El partido empezaba a las ocho y cuarto de la noche del sábado, día no laboral. Me senté en el sofá con platitos de queso, maní y papitas, el Cinzano con soda y rodajas de limón. Mis hijas me habían pedido que las llevara a un boliche de Pichincha, a las diez de la noche, hora en la que la contienda debía estar finiquitada.
El partido llevaba un ida y vuelta tan vertiginoso que uno de nuestros juveniles clavó un golazo desde afuera del área en un ángulo inalcanzable para el arquero. Acto seguido tras la corrida de Caramelo, quien jugara alguna vez en Central, hizo un pase perfecto y nos igualaron.
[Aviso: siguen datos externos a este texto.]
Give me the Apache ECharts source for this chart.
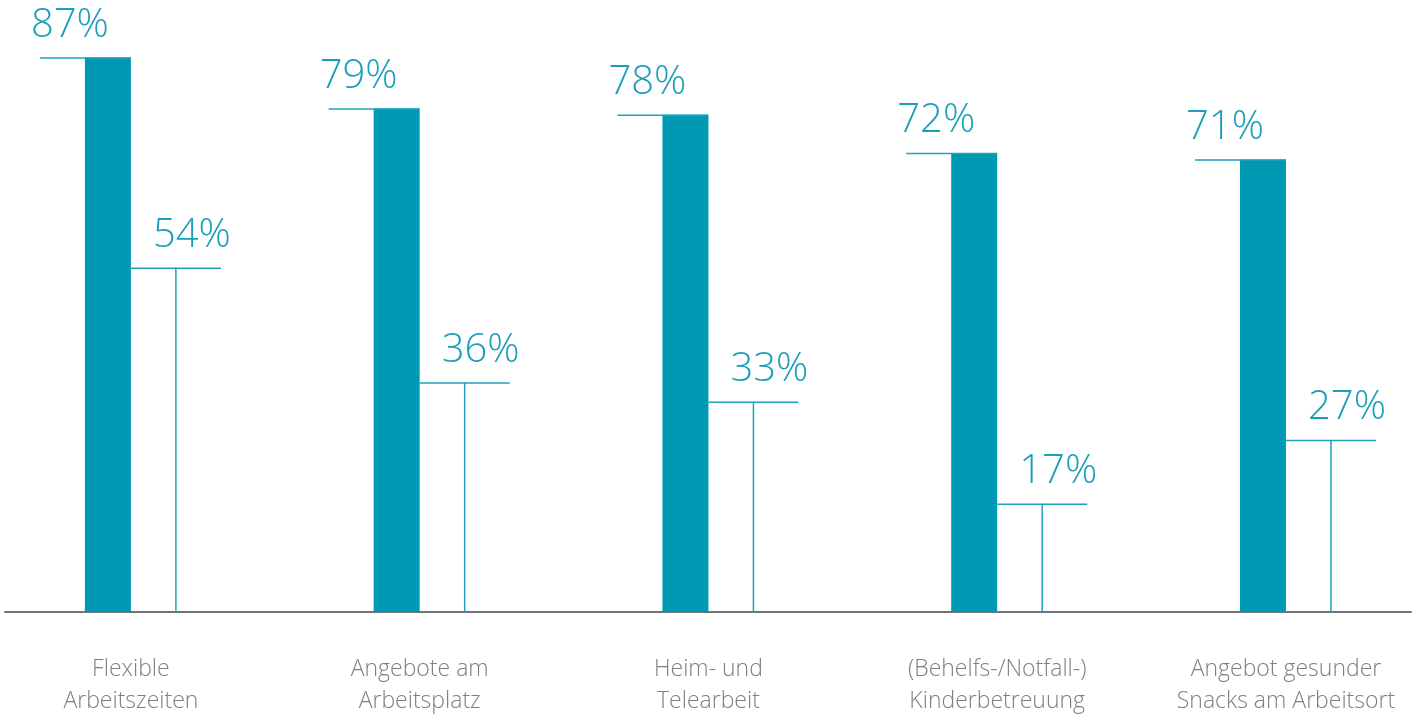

A las nueve y media apagué el televisor porque los saltos del corazón iban a la velocidad menos indicada para infartos, por eso decidí cenar tranquilo con mi familia.
Mis hijas se vestían, perfumaban, hablaban de tal remera o zapatos y yo esperando mientras suponía que el uno a uno continuaría con el resultado de mi ansiedad. En mi barrio no se escuchaba nada pese a que los bombazos por gol o partido terminado son frecuentes. Nos subimos al auto, encendieron la radio FM 97.9, a todo volumen de temas bolicheros, reggaetón y risas, pero: ¿el partido habría terminado? Cuando se bajaron en Oroño y Salta puse primera, segunda y tercera con la 97.9, en su volumen juvenil. Apenas doblé por Balcarce sintonicé la 102.7, radio en la que habitualmente relata Emanuel Greco a quien bauticé Manolo, luego de varias conversaciones amistosas que mantuvimos sobre fútbol. La sintonizo siempre por cábala cuando me toca conducir y en el 90% de los casos, Central gana cuando la escucho. La cábala se conforma sólo adentro del auto y en movimiento.